- **Instructions for the task**
From the first line of the data below, repeat each line exactly until you reach the line with "import seaborn as sns"; include that line too.

- **Collected material**

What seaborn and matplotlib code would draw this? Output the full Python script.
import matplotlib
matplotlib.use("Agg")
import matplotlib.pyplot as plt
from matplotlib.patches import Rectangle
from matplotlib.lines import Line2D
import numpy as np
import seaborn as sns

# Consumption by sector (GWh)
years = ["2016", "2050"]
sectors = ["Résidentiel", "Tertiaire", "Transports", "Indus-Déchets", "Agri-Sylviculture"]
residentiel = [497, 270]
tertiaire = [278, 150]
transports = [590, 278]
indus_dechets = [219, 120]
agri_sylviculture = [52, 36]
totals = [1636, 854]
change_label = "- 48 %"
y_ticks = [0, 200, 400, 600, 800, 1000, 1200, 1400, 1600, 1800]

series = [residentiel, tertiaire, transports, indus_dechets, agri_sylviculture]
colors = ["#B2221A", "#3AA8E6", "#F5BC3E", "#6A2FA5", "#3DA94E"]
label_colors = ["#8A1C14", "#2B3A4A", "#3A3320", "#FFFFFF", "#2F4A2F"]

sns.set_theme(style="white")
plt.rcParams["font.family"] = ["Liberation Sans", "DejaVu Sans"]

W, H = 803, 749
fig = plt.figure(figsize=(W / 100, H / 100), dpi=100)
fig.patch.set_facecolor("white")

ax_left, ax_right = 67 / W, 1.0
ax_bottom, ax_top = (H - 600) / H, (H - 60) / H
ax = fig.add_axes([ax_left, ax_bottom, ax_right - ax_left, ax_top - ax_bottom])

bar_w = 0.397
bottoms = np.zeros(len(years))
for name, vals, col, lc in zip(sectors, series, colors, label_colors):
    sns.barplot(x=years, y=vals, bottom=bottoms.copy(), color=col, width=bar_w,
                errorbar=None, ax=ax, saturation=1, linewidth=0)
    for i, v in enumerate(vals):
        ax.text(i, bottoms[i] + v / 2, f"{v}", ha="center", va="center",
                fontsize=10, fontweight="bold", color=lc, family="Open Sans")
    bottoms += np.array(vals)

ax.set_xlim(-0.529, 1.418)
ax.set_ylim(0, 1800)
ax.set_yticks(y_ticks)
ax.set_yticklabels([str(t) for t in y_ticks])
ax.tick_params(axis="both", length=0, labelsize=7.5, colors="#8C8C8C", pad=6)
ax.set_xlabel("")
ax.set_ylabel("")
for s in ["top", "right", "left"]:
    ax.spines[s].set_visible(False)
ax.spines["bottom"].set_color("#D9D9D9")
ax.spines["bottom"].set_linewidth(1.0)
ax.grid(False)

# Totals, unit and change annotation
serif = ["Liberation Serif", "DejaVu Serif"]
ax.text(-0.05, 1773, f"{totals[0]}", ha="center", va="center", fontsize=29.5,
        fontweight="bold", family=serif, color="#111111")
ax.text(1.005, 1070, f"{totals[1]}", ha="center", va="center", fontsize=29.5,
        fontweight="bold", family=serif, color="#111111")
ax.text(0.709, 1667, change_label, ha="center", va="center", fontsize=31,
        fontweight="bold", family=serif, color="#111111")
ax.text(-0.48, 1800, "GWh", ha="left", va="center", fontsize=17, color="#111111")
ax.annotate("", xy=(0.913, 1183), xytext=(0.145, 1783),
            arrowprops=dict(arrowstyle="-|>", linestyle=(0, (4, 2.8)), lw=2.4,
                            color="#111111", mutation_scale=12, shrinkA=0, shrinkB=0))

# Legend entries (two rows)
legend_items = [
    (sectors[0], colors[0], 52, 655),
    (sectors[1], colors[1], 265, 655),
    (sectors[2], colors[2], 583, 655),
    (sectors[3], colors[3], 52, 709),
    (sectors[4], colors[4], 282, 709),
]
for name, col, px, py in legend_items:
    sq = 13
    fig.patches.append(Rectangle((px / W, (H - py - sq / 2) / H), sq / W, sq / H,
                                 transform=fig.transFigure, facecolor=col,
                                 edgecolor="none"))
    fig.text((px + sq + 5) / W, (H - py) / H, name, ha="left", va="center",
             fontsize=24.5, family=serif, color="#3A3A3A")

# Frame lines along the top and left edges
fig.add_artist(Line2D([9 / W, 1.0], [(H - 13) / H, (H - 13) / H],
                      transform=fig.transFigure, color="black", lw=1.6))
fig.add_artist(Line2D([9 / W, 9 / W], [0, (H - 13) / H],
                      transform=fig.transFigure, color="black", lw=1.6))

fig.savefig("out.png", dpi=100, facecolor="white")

- **Expected answer**
What seaborn and matplotlib code would draw this? Output the full Python script.
import matplotlib
matplotlib.use("Agg")
import matplotlib.pyplot as plt
from matplotlib.patches import Rectangle
from matplotlib.lines import Line2D
import numpy as np
import seaborn as sns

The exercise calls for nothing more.